Cover of ‘Journey of Wealth 2025,’ a report published by Hanwha Life’s Inheritance Solution Institute / Courtesy of Hanwha Life
High net worth individuals broadly share concerns that they are insufficiently prepared for inheritance and gifting, but sharp generational differences emerge over what drives conflict in asset transfers, according to a report published Wednesday by Hanwha Life’s Inheritance Solution Institute.
Wealthy respondents in their 30s and 40s identified asset allocation as the primary source of tension, while those in their 60s and 70s focused more on the timing of wealth transfers. The report also revealed contrasting views on family business succession.
The institute released “Journey of Wealth 2025,” its first in-depth study tracing the full life cycle of wealth, from accumulation to transfer through inheritance and gifting, viewed through a life-stage perspective.
The study noted that Korea’s rapid economic growth has produced distinct generational experiences among grandparents, parents and children, resulting in fundamentally different attitudes toward wealth.
Focusing on high net worth individuals in their 30s and 40s and those in their 60s and 70s — both pivotal age ranges for wealth transfer — the report moves beyond tax planning to examine broader questions of how wealth should be created, preserved and passed on.
To enhance the objectivity and depth of its analysis, the institute conducted an online survey of more than 1,000 wealthy individuals nationwide, complemented by in-depth one-on-one interviews with 20 participants.
The findings revealed widespread anxiety over inadequate preparation for inheritance and gifting, alongside clear generational divides. While younger respondents emphasized asset allocation, older respondents placed greater weight on transfer timing and called for long-term, family-specific guidance.
Similar gaps were observed in family business succession. Older owners expressed concerns about successors’ readiness, while younger respondents highlighted their own capabilities, particularly the ability to develop strategies to adapt to market changes.

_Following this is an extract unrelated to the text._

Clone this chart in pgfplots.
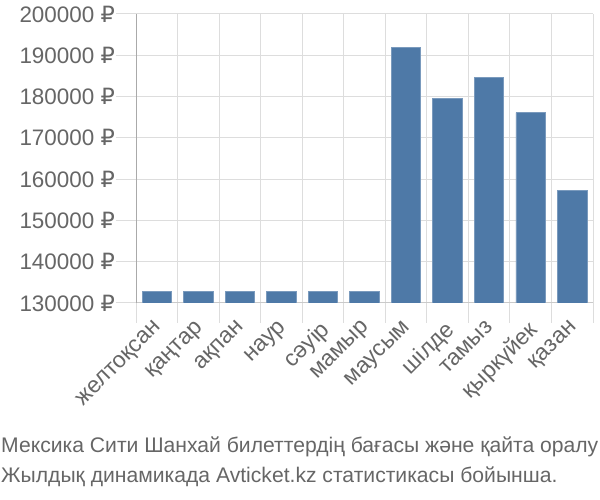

Among those in their 30s and 40s who chose not to take over family businesses, the most common reason cited was the desire to pursue a different career path, with most expressing satisfaction at independently shaping their futures.
“As Korea shifts from an era of wealth accumulation to one centered on wealth transfer, ‘Journey of Wealth 2025’ closely examines generational differences in perceptions and concerns surrounding asset succession,” Hanwha Life co-CEOs Kwon Hyuk-woong and Lee Kyung-keun said in a joint foreword.
“The report aims to help bridge the understanding gap between generations that pass on wealth and those that receive it. The institute will continue to provide insights and solutions as a long-term partner throughout clients’ life journeys.”
Established in 2024, Hanwha Life’s Inheritance Solution Institute provides customized professional consulting on inheritance, gifting and investment for high net worth clients, while also facilitating networking opportunities. The institute plans to continue identifying emerging areas of interest among wealthy clients and to publish the “Journey of Wealth” report annually.